● **What you are asked to do**:
Gather all lines with the word "chart" in them.

● **Information shown**:
-- begin --

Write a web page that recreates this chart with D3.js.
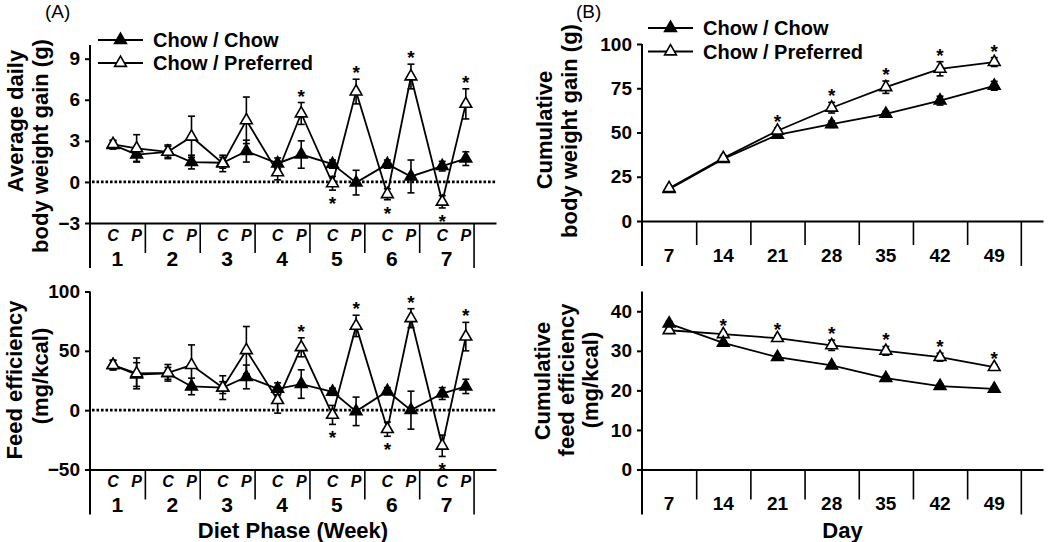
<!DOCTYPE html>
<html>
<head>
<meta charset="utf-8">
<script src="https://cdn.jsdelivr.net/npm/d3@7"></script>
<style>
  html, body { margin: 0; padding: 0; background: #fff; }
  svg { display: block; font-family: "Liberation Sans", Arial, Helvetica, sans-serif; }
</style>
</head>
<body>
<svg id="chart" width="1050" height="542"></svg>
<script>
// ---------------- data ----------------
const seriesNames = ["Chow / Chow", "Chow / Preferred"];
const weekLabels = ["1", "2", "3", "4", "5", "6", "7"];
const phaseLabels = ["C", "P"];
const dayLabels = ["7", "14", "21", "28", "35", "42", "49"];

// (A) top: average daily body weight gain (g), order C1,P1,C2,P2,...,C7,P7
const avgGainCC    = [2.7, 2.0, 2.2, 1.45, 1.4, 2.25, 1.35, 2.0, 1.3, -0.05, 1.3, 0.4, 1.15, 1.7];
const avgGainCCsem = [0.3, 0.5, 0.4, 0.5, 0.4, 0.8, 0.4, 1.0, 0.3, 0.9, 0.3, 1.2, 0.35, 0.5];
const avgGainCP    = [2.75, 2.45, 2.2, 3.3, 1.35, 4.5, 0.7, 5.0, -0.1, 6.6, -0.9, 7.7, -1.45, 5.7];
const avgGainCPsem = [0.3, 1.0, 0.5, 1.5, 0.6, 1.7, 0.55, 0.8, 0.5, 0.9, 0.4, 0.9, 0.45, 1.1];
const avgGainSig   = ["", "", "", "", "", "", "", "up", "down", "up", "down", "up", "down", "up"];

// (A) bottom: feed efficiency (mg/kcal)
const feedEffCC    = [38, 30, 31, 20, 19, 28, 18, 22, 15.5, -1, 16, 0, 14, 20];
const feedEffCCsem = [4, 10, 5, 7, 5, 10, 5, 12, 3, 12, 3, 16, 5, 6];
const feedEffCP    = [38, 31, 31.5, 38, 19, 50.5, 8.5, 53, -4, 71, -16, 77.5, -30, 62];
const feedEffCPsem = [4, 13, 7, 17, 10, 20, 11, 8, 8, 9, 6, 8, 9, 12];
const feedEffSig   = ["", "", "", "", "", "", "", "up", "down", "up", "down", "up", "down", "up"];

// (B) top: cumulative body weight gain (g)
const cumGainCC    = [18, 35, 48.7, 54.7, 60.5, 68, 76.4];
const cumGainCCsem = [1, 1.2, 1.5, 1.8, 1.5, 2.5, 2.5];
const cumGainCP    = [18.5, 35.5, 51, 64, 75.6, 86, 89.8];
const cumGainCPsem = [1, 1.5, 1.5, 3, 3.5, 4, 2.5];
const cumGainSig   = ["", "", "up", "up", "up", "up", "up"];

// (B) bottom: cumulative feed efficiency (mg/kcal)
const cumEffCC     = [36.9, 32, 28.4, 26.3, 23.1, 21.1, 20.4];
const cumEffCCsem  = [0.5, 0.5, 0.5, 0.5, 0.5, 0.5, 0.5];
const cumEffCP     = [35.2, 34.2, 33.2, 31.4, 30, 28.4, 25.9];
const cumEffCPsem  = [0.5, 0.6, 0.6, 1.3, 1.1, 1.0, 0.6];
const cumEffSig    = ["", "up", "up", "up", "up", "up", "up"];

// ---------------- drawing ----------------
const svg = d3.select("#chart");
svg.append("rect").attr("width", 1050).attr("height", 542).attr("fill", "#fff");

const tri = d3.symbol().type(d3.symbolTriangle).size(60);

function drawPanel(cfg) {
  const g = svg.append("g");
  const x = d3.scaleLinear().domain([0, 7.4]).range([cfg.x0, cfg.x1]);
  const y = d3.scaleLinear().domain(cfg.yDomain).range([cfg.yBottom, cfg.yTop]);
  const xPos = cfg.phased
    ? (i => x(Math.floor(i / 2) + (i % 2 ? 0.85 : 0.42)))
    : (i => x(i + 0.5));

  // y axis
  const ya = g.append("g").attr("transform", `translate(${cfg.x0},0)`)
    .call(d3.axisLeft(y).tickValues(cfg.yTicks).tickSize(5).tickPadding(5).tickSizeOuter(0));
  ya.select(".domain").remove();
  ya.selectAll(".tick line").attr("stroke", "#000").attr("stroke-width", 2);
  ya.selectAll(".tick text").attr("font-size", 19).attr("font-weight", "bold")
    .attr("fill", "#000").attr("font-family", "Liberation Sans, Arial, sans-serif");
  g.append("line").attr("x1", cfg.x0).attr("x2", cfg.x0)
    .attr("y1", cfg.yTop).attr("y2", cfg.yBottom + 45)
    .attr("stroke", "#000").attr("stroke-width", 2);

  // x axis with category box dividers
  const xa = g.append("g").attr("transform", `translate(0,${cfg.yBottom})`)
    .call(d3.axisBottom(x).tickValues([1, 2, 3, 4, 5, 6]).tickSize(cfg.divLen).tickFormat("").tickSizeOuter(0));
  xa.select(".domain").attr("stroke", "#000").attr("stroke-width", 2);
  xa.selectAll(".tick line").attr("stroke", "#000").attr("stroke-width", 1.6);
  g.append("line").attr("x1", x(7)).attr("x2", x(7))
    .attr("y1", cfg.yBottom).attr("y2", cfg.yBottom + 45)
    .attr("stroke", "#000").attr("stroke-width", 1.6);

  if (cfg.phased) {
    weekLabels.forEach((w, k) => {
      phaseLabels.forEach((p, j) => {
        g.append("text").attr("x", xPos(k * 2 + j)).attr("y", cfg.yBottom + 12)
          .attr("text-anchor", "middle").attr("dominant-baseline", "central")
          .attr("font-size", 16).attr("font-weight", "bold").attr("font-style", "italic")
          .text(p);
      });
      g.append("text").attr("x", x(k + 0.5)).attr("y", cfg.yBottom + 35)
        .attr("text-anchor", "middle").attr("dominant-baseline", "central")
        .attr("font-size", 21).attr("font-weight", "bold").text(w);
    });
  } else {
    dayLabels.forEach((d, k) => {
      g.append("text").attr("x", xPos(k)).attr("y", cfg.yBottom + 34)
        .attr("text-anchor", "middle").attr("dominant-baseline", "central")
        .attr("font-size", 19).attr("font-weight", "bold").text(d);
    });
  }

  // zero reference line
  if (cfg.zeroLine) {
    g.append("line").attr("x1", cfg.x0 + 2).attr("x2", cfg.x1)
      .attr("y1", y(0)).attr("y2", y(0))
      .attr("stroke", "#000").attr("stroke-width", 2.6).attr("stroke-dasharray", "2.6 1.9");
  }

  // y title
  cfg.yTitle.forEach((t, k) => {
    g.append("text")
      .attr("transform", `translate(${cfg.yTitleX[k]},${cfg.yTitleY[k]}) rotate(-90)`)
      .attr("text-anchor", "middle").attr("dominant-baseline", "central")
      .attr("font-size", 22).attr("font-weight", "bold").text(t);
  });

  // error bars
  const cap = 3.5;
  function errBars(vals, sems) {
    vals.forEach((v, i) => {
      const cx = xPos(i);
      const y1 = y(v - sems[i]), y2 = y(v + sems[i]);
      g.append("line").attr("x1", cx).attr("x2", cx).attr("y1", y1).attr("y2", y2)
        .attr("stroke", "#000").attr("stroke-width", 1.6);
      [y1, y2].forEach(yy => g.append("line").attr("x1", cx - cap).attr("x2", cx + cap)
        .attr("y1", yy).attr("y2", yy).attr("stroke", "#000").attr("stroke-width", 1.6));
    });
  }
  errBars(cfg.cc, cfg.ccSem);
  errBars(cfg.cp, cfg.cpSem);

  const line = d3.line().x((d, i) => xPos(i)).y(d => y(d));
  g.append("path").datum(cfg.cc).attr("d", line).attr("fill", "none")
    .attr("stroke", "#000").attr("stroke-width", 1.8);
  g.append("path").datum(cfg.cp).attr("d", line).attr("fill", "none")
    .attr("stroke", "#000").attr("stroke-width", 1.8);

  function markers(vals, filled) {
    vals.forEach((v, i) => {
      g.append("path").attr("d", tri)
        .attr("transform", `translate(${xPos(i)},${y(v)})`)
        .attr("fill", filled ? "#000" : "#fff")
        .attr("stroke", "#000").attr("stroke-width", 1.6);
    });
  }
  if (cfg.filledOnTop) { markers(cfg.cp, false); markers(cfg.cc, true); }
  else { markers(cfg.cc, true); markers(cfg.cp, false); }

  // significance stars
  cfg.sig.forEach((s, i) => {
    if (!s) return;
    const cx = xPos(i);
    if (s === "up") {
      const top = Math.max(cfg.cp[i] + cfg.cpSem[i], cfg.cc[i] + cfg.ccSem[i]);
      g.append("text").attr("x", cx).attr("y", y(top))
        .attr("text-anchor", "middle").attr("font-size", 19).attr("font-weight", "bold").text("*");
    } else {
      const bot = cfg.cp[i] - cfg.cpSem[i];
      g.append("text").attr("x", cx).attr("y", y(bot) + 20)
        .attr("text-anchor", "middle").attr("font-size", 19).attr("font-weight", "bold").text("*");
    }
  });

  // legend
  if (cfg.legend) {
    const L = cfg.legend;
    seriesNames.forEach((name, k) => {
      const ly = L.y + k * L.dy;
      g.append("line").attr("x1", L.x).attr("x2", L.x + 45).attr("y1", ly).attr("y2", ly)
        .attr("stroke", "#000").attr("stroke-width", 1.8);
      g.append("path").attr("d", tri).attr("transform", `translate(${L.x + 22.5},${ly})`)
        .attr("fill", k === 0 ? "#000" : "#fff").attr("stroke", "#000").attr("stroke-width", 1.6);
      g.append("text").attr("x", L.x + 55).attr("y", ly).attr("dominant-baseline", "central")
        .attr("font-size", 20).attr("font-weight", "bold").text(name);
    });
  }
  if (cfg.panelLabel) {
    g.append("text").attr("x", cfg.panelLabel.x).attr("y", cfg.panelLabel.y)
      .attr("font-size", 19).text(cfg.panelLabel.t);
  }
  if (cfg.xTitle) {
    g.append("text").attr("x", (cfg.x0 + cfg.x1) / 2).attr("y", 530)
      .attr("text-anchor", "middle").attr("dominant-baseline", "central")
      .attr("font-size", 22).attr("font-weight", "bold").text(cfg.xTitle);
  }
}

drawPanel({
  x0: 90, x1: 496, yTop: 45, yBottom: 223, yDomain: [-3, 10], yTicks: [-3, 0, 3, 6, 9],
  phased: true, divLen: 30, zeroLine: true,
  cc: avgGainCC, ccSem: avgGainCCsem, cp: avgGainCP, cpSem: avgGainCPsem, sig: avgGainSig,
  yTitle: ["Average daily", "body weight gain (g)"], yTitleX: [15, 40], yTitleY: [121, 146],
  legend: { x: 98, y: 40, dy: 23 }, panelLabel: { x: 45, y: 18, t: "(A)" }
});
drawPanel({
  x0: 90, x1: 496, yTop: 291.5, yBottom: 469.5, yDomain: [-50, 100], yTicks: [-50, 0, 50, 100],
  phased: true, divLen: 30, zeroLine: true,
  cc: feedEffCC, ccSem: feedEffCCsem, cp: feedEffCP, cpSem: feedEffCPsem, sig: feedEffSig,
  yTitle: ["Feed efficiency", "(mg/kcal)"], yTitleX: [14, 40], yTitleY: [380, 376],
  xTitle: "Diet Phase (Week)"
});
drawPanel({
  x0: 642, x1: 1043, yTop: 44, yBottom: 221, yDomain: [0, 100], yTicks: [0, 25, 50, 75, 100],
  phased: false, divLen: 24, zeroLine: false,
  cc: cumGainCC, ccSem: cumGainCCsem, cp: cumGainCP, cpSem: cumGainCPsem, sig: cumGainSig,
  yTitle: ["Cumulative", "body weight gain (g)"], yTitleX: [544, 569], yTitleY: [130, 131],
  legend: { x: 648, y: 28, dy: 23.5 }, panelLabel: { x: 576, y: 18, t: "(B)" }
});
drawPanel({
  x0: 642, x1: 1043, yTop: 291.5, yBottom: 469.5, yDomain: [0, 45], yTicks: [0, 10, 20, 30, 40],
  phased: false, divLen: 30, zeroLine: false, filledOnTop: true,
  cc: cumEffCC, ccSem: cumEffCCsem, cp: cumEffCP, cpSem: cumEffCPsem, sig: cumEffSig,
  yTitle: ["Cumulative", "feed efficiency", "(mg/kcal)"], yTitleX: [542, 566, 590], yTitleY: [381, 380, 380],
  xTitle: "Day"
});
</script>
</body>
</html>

-- end --

● **Solution**:
Write a web page that recreates this chart with D3.js.
<svg id="chart" width="1050" height="542"></svg>
const svg = d3.select("#chart");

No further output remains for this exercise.